17年が経ち、私も今は都内で働くごく普通のサラリーマンです。
ではなぜ今さらこんな事を書き記そうと思ったかと言うと、
先月、私の自宅に封書の手紙が届きました。匿名で書かれた手紙の内容は
「突然で申し訳ありません。私はあなたをよく知っています。
あなたも私をよく知っているはずです。あなたを見つけるのに
とても長い時間と手間がかかりました。あなたは○○という名前ですが、
覚えていますか?また必ず手紙を送ります。この手紙の内容は誰にも
言わないでください。あなたの婚約者にも。よろしくお願いします」
という内容でした。○○○と呼ばれても、私にはもはや全くピンときませんが、
以前そんな名前だったような気もします。
手紙が送られてきた事に対しては不思議と恐怖も期待もなく、
どちらかというと人ごとのように感じました。そして、その手紙の
相手は先週二通目を送ってきました。
22 :地下のまる穴15:2011/12/16(金) 10:37:07.93 ID:s+XHJkPg0
要約すると「あなたが知っている私の名前は○○です。
あなたは覚えていませんよね?どうやらここにはあなたと
私しか来ていないようです。
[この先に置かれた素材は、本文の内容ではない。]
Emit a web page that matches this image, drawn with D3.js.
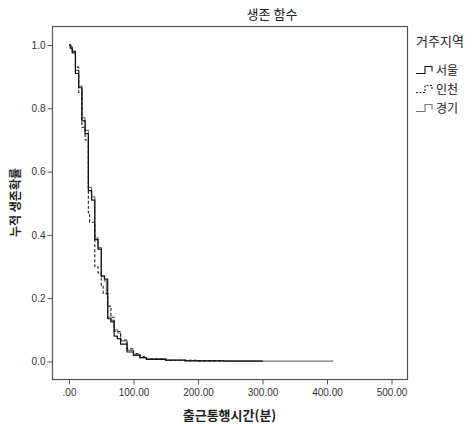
<!DOCTYPE html>
<html>
<head>
<meta charset="utf-8">
<script src="https://cdn.jsdelivr.net/npm/d3@7"></script>
<style>
  body { margin: 0; background: #fff; }
  text { font-family: "Noto Sans CJK KR", "Liberation Sans", sans-serif; }
</style>
</head>
<body>
<div id="chart"></div>
<script>
// survival step data per region (time in minutes, cumulative survival)
const seoulTime = [0, 2, 5, 10, 15, 20, 25, 30, 35, 40, 45, 50, 55, 60, 65, 70, 75, 80, 90, 100, 110, 120, 150, 180, 240, 300]
const seoulSurv = [1.0, 0.99, 0.975, 0.91, 0.865, 0.76, 0.72, 0.54, 0.51, 0.385, 0.355, 0.27, 0.26, 0.135, 0.125, 0.08, 0.072, 0.055, 0.03, 0.02, 0.012, 0.007, 0.004, 0.002, 0.001, 0.001]

const incheonTime = [0, 3, 5, 10, 15, 20, 25, 30, 32, 40, 45, 50, 53, 60, 65, 70, 80, 90, 100, 110, 120, 150, 200, 240]
const incheonSurv = [1.0, 0.99, 0.98, 0.93, 0.85, 0.74, 0.70, 0.47, 0.44, 0.30, 0.28, 0.24, 0.215, 0.175, 0.14, 0.095, 0.068, 0.04, 0.025, 0.015, 0.008, 0.004, 0.002, 0.002]

const gyeonggiTime = [0, 2, 5, 10, 15, 20, 25, 30, 35, 40, 45, 50, 55, 58, 60, 65, 70, 75, 80, 90, 100, 110, 120, 150, 180, 240, 300, 410]
const gyeonggiSurv = [1.0, 0.995, 0.98, 0.92, 0.87, 0.77, 0.73, 0.55, 0.52, 0.39, 0.36, 0.27, 0.255, 0.213, 0.14, 0.13, 0.10, 0.09, 0.065, 0.035, 0.02, 0.012, 0.008, 0.005, 0.003, 0.002, 0.001, 0.001]

const groups = ["서울", "인천", "경기"]
const xTicks = [0, 100, 200, 300, 400, 500]
const yTicks = [0, 0.2, 0.4, 0.6, 0.8, 1.0]

const width = 473,
    height = 424;
const margin = { top: 26, right: 66, bottom: 45, left: 52 };

const svg = d3.select("#chart")
    .append("svg")
    .attr("width", width)
    .attr("height", height);

// x: 0 -> 69px, 500 -> 391px ; y: 1 -> 45px, 0 -> 361.5px
const x = d3.scaleLinear().domain([0, 500]).range([69, 391.5]);
const y = d3.scaleLinear().domain([0, 1]).range([361.5, 45]);

const plotLeft = margin.left, plotTop = margin.top,
    plotRight = width - margin.right, plotBottom = height - margin.bottom;

// frame
svg.append("rect")
    .attr("x", plotLeft + 0.5)
    .attr("y", plotTop + 0.5)
    .attr("width", plotRight - plotLeft)
    .attr("height", plotBottom - plotTop)
    .attr("fill", "none")
    .attr("stroke", "#555")
    .attr("stroke-width", 1.2);

// axes
const yAxis = svg.append("g")
    .attr("transform", `translate(${plotLeft + 0.5},0)`)
    .call(d3.axisLeft(y).tickValues(yTicks).tickFormat(d3.format(".1f")).tickSize(5).tickPadding(2));
const xAxis = svg.append("g")
    .attr("transform", `translate(0,${plotBottom + 0.5})`)
    .call(d3.axisBottom(x).tickValues(xTicks)
        .tickFormat(d => d === 0 ? ".00" : d3.format(".2f")(d)).tickSize(5).tickPadding(4));

[yAxis, xAxis].forEach(ax => {
    ax.select(".domain").remove();
    ax.selectAll(".tick line").attr("stroke", "#555");
    ax.selectAll(".tick text")
        .style("font-family", "'Liberation Sans', Arial, sans-serif")
        .style("font-size", "10px")
        .attr("fill", "#333");
});

// curves
const line = d3.line()
    .x(d => x(d[0]))
    .y(d => y(d[1]))
    .curve(d3.curveStepAfter);

const series = [
    { name: "경기", data: d3.zip(gyeonggiTime, gyeonggiSurv), stroke: "#777", dash: null, w: 1.2 },
    { name: "인천", data: d3.zip(incheonTime, incheonSurv), stroke: "#222", dash: "3,2", w: 1.1 },
    { name: "서울", data: d3.zip(seoulTime, seoulSurv), stroke: "#111", dash: null, w: 1.2 },
]

svg.append("g")
    .selectAll("path")
    .data(series)
    .join("path")
    .attr("d", d => line(d.data))
    .attr("fill", "none")
    .attr("stroke", d => d.stroke)
    .attr("stroke-width", d => d.w)
    .attr("stroke-dasharray", d => d.dash);

// titles
svg.append("text")
    .attr("x", 272)
    .attr("y", 19)
    .attr("text-anchor", "middle")
    .style("font-size", "13px")
    .attr("fill", "#222")
    .text("생존 함수");

svg.append("text")
    .attr("x", (plotLeft + plotRight) / 2)
    .attr("y", 420)
    .attr("text-anchor", "middle")
    .style("font-size", "13px")
    .style("font-weight", "bold")
    .attr("fill", "#222")
    .text("출근통행시간(분)");

svg.append("text")
    .attr("transform", `translate(20,${(plotTop + plotBottom) / 2}) rotate(-90)`)
    .attr("text-anchor", "middle")
    .style("font-size", "12px")
    .style("font-weight", "bold")
    .attr("fill", "#222")
    .text("누적 생존확률");

// legend
const legend = svg.append("g");
legend.append("text")
    .attr("x", 416)
    .attr("y", 46)
    .style("font-size", "13px")
    .attr("fill", "#222")
    .text("거주지역");

const legendStyle = {
    "서울": { stroke: "#111", dash: null },
    "인천": { stroke: "#222", dash: "2,1.5" },
    "경기": { stroke: "#777", dash: null },
}
const legendY = d3.scalePoint().domain(groups).range([70, 108]);

const items = legend.selectAll("g.item")
    .data(groups)
    .join("g")
    .attr("class", "item")
    .attr("transform", d => `translate(0,${legendY(d)})`);

items.append("path")
    .attr("d", "M416,3.5H425V-3.5H432V1.5")
    .attr("fill", "none")
    .attr("stroke", d => legendStyle[d].stroke)
    .attr("stroke-width", 1.1)
    .attr("stroke-dasharray", d => legendStyle[d].dash);

items.append("text")
    .attr("x", 436)
    .attr("y", 4.5)
    .style("font-size", "12px")
    .attr("fill", "#222")
    .text(d => d);
</script>
</body>
</html>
」と書かれ
「今月25日の19時に○○駅前の○○にいるので、必ず来てください。
あなたに早急に伝えなければならない事があります。必ず一人で来てください」
と書かれていました。
私には○○の名前が誰なのか一切覚えていませんが会いに行くつもりです。
行かなければならない気がしています。
誰がそこに立っていたとしても思い出せないと思いますが、
あの夜のメンバーなら話せば誰なのか分かります。
できればBであってほしいです。
なにが起こるか分からないので、こういう形で書き残そうと思いました。
同じような文面を婚約者と唯一の身内になった妹には残しておこうと思います。
長々と読んで頂いてありがとうございました。